_RECORDS FOR THE TASK_
start

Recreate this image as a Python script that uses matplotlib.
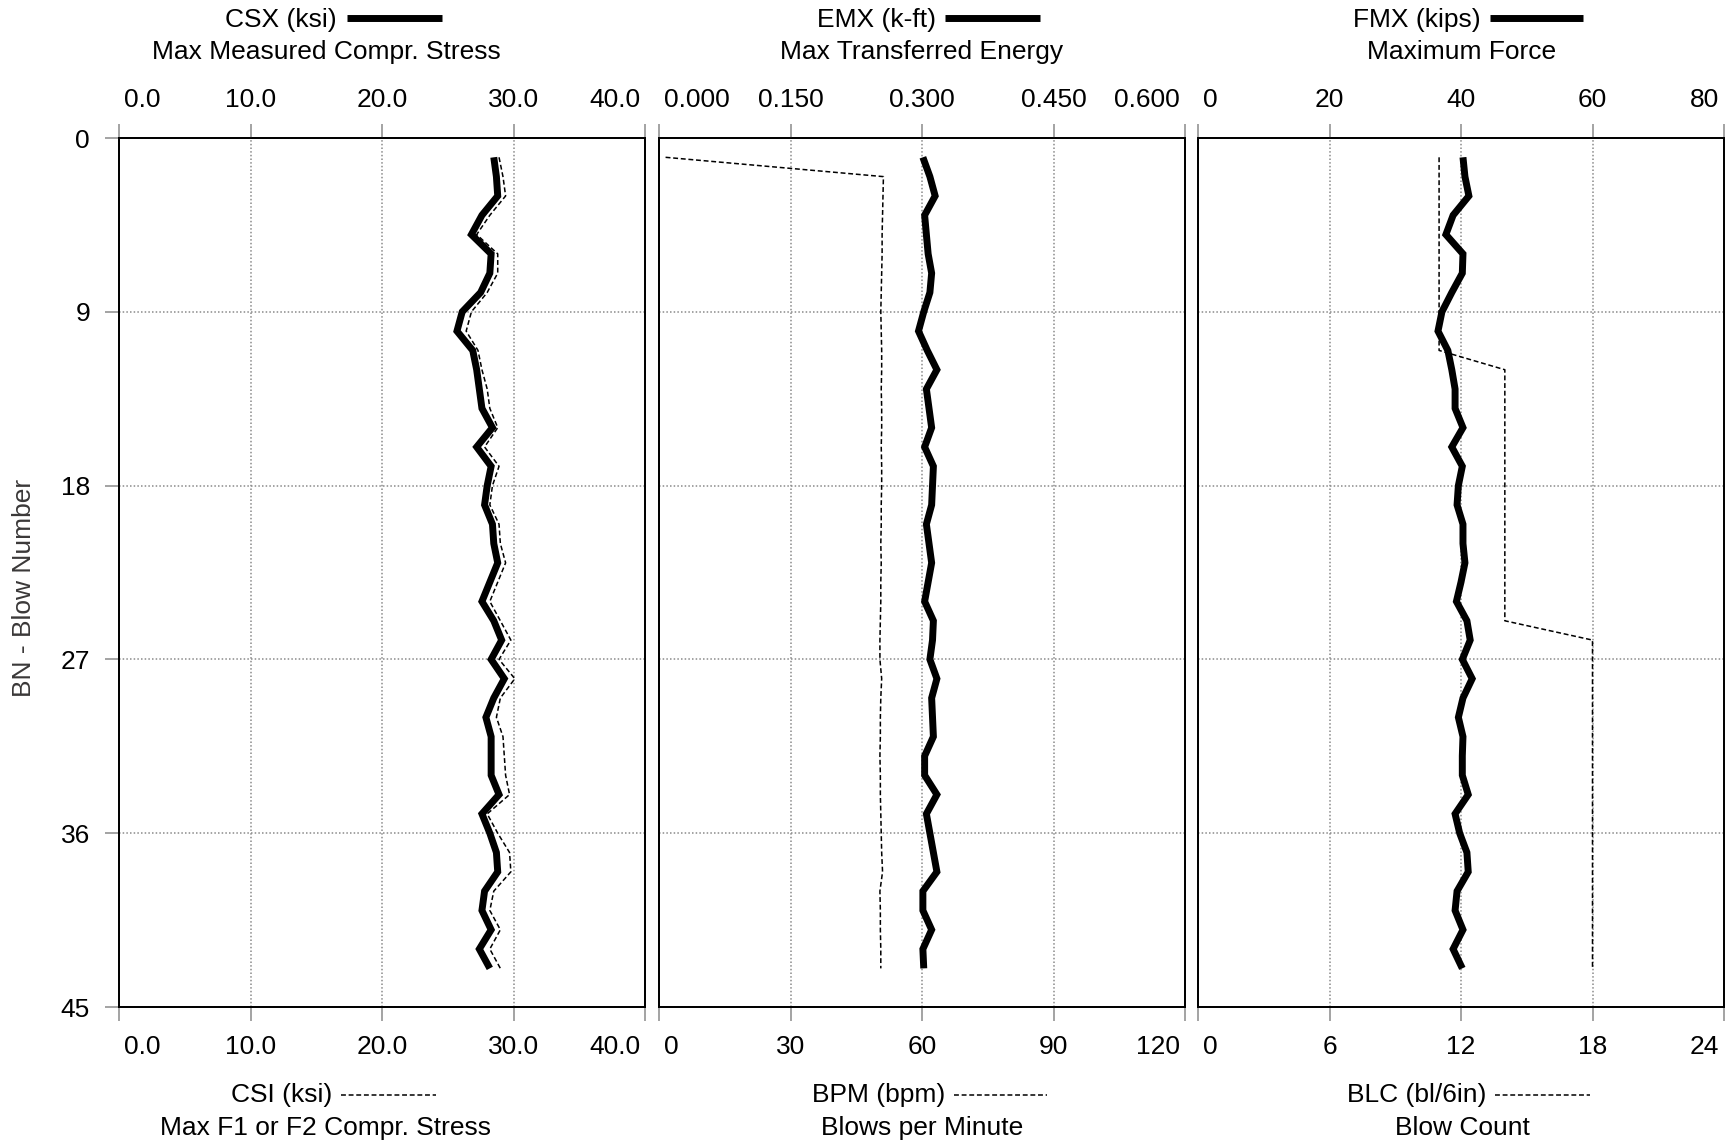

end
start

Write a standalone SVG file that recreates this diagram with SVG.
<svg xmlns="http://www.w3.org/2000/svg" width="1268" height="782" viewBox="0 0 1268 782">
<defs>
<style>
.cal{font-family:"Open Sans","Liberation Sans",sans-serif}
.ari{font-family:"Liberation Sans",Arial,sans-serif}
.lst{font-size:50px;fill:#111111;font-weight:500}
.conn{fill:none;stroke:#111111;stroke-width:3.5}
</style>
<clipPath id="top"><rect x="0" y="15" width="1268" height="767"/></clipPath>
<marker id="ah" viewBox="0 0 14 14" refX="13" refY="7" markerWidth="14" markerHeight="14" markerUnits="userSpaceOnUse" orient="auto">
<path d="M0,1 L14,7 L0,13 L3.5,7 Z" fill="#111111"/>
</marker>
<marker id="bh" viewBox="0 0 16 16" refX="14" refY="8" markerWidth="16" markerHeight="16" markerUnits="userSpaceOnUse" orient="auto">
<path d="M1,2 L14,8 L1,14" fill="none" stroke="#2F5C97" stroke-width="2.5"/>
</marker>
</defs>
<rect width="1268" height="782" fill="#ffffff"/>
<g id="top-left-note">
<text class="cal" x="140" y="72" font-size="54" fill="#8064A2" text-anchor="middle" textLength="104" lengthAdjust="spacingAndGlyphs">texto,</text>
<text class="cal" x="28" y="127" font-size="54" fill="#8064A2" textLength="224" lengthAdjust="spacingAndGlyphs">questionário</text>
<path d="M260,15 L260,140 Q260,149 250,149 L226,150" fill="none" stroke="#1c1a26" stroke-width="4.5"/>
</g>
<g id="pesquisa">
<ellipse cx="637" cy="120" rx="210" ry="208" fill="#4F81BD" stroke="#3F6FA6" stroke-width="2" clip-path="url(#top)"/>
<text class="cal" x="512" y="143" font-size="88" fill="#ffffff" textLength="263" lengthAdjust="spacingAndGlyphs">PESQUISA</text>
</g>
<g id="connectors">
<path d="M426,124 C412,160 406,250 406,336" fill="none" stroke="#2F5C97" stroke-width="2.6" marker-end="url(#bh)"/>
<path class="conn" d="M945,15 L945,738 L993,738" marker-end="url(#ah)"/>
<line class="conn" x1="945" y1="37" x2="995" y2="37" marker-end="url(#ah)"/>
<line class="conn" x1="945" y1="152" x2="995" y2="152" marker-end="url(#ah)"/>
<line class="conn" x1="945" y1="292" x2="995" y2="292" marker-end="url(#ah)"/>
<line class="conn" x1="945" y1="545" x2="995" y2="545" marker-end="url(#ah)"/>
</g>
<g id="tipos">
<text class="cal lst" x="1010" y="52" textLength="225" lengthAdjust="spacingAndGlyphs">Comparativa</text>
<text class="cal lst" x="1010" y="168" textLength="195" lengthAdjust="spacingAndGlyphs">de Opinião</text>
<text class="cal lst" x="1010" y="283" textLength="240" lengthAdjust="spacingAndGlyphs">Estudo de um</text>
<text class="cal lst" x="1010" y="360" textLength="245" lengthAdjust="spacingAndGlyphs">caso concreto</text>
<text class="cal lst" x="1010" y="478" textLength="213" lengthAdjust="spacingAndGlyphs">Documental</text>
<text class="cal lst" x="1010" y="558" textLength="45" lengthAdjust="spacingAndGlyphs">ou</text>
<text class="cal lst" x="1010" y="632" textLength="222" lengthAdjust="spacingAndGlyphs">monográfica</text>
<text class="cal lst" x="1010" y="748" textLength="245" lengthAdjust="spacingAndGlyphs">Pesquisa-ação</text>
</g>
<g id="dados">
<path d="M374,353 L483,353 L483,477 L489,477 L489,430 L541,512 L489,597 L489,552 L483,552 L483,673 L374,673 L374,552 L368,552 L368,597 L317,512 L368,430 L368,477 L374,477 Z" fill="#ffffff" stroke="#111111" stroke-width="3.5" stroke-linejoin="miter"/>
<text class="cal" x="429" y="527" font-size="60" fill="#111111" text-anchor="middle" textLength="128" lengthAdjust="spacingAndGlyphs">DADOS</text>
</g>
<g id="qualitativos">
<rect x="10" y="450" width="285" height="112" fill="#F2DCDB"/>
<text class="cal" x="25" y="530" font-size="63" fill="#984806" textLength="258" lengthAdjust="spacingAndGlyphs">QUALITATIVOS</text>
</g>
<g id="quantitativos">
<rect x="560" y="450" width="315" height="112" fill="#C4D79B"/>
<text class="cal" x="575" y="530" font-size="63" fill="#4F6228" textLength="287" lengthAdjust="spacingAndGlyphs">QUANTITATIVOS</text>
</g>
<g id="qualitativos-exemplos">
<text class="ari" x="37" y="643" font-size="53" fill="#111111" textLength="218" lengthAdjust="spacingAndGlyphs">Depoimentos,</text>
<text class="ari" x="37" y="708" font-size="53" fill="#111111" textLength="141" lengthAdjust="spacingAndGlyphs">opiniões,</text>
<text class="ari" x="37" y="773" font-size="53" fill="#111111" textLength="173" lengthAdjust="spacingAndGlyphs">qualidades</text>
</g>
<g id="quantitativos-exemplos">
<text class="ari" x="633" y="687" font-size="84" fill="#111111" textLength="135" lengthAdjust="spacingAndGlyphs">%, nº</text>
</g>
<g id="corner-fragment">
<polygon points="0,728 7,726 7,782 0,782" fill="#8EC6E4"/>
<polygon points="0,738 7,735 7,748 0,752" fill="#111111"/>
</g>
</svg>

end
start

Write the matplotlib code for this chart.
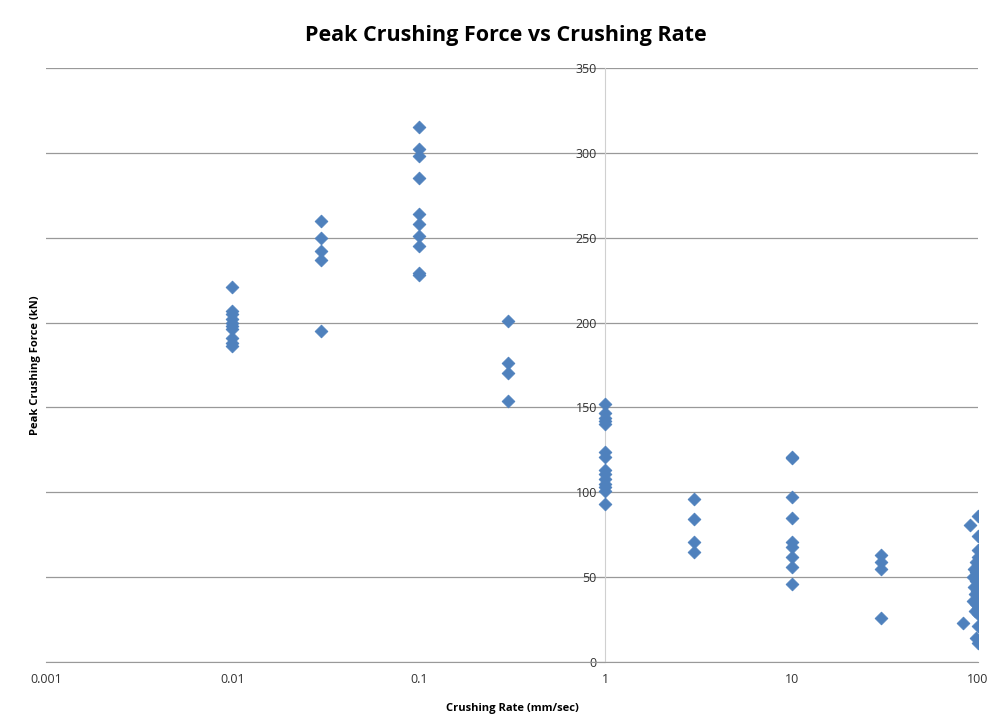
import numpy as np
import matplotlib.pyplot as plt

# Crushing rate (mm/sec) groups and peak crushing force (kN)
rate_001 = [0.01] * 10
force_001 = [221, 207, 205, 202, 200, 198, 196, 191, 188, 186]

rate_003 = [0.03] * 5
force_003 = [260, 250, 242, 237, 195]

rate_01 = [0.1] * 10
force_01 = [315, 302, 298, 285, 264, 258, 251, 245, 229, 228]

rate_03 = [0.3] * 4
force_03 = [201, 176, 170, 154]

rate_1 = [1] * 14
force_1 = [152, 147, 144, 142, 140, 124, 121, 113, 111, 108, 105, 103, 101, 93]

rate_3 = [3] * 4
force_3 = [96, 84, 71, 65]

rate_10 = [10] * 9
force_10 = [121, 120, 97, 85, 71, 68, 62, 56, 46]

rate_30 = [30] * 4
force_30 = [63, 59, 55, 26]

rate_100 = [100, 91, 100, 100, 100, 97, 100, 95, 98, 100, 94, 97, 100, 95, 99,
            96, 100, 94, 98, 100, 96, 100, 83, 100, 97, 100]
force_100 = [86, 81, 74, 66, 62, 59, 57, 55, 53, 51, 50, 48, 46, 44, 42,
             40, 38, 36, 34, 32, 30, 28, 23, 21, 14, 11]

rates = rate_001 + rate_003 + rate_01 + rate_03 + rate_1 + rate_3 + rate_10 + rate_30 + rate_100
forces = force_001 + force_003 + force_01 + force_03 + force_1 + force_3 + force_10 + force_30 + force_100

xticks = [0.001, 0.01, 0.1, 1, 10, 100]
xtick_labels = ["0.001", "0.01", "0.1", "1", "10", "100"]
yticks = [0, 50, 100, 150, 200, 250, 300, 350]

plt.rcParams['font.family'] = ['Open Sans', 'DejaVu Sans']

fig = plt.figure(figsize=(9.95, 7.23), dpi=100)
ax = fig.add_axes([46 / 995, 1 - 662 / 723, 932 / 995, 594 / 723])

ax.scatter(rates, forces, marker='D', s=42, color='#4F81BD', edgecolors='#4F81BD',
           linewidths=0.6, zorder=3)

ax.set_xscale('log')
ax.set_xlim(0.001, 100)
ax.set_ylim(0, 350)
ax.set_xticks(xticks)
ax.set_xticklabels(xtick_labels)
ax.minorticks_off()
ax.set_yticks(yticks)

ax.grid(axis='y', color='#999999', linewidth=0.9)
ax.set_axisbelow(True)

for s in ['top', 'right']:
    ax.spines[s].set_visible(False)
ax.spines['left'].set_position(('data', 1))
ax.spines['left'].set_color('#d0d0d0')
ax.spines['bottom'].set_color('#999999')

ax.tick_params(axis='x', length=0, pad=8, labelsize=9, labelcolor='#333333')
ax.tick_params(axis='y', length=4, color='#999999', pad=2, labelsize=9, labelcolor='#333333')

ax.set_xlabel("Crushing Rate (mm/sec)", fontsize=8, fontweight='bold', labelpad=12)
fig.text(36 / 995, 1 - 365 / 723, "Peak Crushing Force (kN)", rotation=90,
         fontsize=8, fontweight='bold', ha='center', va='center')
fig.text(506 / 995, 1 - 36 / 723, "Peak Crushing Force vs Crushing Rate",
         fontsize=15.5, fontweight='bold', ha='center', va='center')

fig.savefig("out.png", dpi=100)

end

_WHAT TO DO_
Could you quote, word for word, only the lines from the one containing "Write the matplotlib code for this chart." through the one containing "force_30 = [63, 59, 55, 26]", both included, and leave out any pictures?

_RESULT OF THE TASK_
Write the matplotlib code for this chart.
import numpy as np
import matplotlib.pyplot as plt

# Crushing rate (mm/sec) groups and peak crushing force (kN)
rate_001 = [0.01] * 10
force_001 = [221, 207, 205, 202, 200, 198, 196, 191, 188, 186]

rate_003 = [0.03] * 5
force_003 = [260, 250, 242, 237, 195]

rate_01 = [0.1] * 10
force_01 = [315, 302, 298, 285, 264, 258, 251, 245, 229, 228]

rate_03 = [0.3] * 4
force_03 = [201, 176, 170, 154]

rate_1 = [1] * 14
force_1 = [152, 147, 144, 142, 140, 124, 121, 113, 111, 108, 105, 103, 101, 93]

rate_3 = [3] * 4
force_3 = [96, 84, 71, 65]

rate_10 = [10] * 9
force_10 = [121, 120, 97, 85, 71, 68, 62, 56, 46]

rate_30 = [30] * 4
force_30 = [63, 59, 55, 26]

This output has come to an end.